To: "Misc @OpenBSD" <misc@openbsd.org>
Subject: Re: Boot Floopy error(s)
From: Nick Holland <nick@holland-consulting.net>
Date: Mon, 19 Feb 2001 21:44:20 -0500
References: <3A91AE6A.9A4BA3DB@tgivan.com>
Reply-to: nick@holland-consulting.net
Sender: owner-misc@openbsd.org
1) I have seen floppy hardware problems where one OS works and another
does not.

2) More likely: You may be battling an unholy combination of drives
that are each slightly out of alignment and bad boot floppies.  Both
happen often enough that you can't discount the possibility that you
are going back and forth between the problems, and as they will both
generate the same results, you are assuming a single problem.  You can
have two drives which are each slightly out of alignment in opposite
directions, either can read a "properly" formatted disk, but they
can't read each others disks.

Tips:
1) Use a recycled master disk for your boot disk.  I've bought a large
quantity of branded Sony disks which failed at a rate higher than one
bad (or imperfect) disk per box of ten, and while Sony produces very
bad magnetic media in my experience (yes, I know they developed the
4mm DAT drive and the 3.5" floppy -- they still make junk for users to
put in 'em), I've seen disturbingly close results out of most disks
available through consumer channels.  This is not an acceptable
failure rate for master disks -- publishers have access to higher
grade disketts than consumers do.  Besides, it feels SO GOOD to format
and reuse an Office 4.3 or Windows 95 Upgrade diskette. 8-)

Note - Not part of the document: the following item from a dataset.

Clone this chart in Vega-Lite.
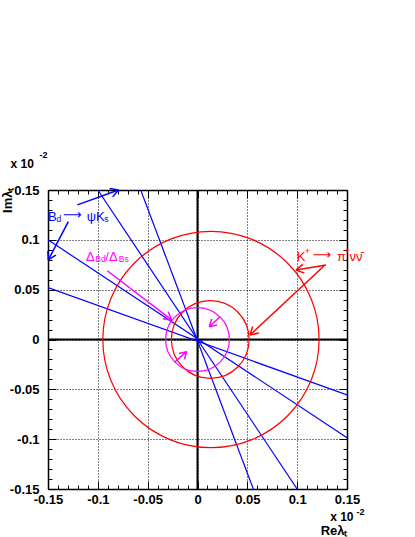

2) To surmount the drive alignment problem, use the same physical
floppy drive to create your boot floppy and to boot your system for
installation.  If you can create the disk on the machine you are going
to use, great.  If you can't, fine, just remove the drive from the
machine you created it on and put it in the machine you are installing
on.  Preformat the floppy under DOS or Windows to make sure it is
perfect before use (rawrite doesn't seem to do any read-after-write
verify, not sure about dd or the other creation programs)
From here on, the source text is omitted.